ADP: A Modest Gain For September Payrolls

Private non-farm payrolls increased by 162,000 last month, according to this morning’s ADP Employment update for September. That’s down a bit from August’s revised 189,000 gain, which suggests that we should keep our expectations in check for Friday’s official September jobs report from the Labor Department. Nonetheless, there’s nothing conspicuously dark in today’s data dump to suggest that the slow growth trend rolled over last month. In fact, when you consider today’s ADP release with yesterday’s mild rebound in the ISM Manufacturing Index last month, the case is a bit stronger for expecting September to remain in the growth camp (once all the month’s numbers are published).
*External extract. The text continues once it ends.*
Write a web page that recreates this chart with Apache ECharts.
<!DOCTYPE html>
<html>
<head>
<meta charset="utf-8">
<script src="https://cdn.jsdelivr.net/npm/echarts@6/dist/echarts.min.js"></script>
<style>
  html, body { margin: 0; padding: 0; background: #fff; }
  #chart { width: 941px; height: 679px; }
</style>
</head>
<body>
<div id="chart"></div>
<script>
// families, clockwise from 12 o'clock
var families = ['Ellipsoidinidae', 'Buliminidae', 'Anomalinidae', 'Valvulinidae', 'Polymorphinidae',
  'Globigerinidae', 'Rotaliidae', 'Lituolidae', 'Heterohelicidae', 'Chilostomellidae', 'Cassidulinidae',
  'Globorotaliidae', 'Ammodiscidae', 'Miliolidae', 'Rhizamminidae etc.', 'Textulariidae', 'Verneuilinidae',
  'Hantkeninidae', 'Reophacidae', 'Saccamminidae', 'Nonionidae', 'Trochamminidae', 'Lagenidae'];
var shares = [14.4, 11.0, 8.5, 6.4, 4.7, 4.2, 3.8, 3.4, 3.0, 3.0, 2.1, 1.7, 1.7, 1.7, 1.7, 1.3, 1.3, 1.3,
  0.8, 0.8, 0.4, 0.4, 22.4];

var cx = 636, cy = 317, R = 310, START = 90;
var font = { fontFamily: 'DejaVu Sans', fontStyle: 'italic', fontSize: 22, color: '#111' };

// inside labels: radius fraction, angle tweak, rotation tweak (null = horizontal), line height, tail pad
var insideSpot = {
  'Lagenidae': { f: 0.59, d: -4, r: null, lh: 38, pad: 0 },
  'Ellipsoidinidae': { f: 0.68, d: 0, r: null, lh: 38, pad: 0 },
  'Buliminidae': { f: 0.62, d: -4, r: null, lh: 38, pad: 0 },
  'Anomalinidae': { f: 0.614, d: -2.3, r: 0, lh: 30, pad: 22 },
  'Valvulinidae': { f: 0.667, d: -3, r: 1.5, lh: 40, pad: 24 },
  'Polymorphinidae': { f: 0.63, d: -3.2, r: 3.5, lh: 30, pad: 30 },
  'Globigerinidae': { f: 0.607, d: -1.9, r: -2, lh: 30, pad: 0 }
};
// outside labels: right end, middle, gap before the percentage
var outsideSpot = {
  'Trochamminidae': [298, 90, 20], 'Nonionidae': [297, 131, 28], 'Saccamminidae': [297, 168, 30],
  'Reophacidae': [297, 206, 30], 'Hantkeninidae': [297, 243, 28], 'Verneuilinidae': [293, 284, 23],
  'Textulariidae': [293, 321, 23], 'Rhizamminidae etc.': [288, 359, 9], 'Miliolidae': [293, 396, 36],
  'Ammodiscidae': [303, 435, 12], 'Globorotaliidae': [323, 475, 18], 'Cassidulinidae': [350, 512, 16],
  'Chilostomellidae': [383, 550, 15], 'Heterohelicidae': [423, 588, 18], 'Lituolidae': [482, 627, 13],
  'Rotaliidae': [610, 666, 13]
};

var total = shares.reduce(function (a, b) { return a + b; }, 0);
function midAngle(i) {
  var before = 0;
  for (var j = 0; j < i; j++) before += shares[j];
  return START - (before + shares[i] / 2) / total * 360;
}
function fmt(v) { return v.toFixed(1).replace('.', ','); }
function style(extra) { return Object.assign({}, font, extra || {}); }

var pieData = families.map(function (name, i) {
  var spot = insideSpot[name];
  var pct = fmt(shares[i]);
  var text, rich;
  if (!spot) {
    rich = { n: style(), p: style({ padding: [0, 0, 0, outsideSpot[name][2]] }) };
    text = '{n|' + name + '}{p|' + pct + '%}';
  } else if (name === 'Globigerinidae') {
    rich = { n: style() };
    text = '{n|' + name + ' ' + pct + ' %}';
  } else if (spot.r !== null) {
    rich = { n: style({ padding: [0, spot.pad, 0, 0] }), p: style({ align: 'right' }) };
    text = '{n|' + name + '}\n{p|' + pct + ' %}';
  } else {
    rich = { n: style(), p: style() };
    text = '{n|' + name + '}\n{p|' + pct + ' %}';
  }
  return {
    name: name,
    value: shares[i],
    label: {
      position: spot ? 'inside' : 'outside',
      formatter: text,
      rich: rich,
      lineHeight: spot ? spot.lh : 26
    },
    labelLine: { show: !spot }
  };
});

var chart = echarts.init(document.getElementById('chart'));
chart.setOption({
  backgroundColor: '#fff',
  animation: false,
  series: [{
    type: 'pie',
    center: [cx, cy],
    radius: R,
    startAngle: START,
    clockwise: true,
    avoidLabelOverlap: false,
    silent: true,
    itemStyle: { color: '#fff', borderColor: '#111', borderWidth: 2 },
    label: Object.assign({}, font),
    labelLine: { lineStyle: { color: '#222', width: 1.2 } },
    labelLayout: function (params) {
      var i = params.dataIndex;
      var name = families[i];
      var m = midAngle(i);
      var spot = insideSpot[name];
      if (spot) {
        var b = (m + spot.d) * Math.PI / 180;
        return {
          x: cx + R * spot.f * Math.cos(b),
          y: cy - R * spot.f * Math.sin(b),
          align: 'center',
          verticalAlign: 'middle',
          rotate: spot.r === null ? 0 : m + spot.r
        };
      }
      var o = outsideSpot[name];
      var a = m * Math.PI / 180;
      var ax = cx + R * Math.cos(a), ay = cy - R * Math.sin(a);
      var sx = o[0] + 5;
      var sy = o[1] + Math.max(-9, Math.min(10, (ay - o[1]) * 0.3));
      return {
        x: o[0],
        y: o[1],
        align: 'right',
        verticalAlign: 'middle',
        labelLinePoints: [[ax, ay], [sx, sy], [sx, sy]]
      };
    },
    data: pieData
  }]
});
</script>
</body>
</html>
Here’s how the last 12 months of ADP data compare with the Labor Department estimates:

How should we interpret today’s ADP report in terms of guidance for Friday’s government release? The short answer: cautiously. There are times when the ADP estimate implies that its Labor Department counterpart will look relatively upbeat. For example, when ADP’s July 2012 estimate was published on August 1, the odds looked favorable (odds that turned out to be accurate) for anticipating a solid improvement in the government’s estimate due for release two days later vs. its monthly predecessor. Why? As I discussed at the time when the ADP number hit the street, the monthly divergence between the ADP and government estimates was near a three-year high.
Why’s that relevant? It starts by assuming that the ADP and Labor Department numbers will converge through time. That’s a reasonable assumption, given the high-quality work behind the ADP data, which comes from Macroeconomic Advisers. The empirical record also tells us to expect that the two employment series will track one another fairly closely generally. The month-to-month estimates, however, are quite noisy vs. one another. As a result, when the noise becomes unusually loud, so to speak, the odds for mean reversion are relatively high, as was the case for anticipating the July Labor Department figures.
Mean reversion tends to prevail eventually when it comes to the differences between the two data series. As the chart below shows, the monthly gaps in the ADP numbers vs. the Labor Department data tend to fluctuate randomly around zero. That’s a strong sign that the two estimates won’t vary too far for too long. Indeed, the average monthly difference between the two data sets for the past 10 years is a mere +2,000, or the statistical equivalent of zero in context with monthly changes that can swing up or down by 200,000 or more.

Although the divergence through August is climbing again, it’s still below the highs of the last several years. We can’t rule out the possibility that Friday’s employment report will deliver some improvement over July’s tepid 103,000 advance in private payrolls. But the second chart above suggests that expecting a sharply better jobs report in two days doesn’t look like a high-probability event (as it did two months ago).
Anything’s possible, of course, and sometimes big surprises catch the crowd unaware, despite the best-laid plans of statistical analysts. But if we’re dealing in probabilities by looking at the numbers available, today’s data tells us to expect more of the same for Friday’s update: slow growth.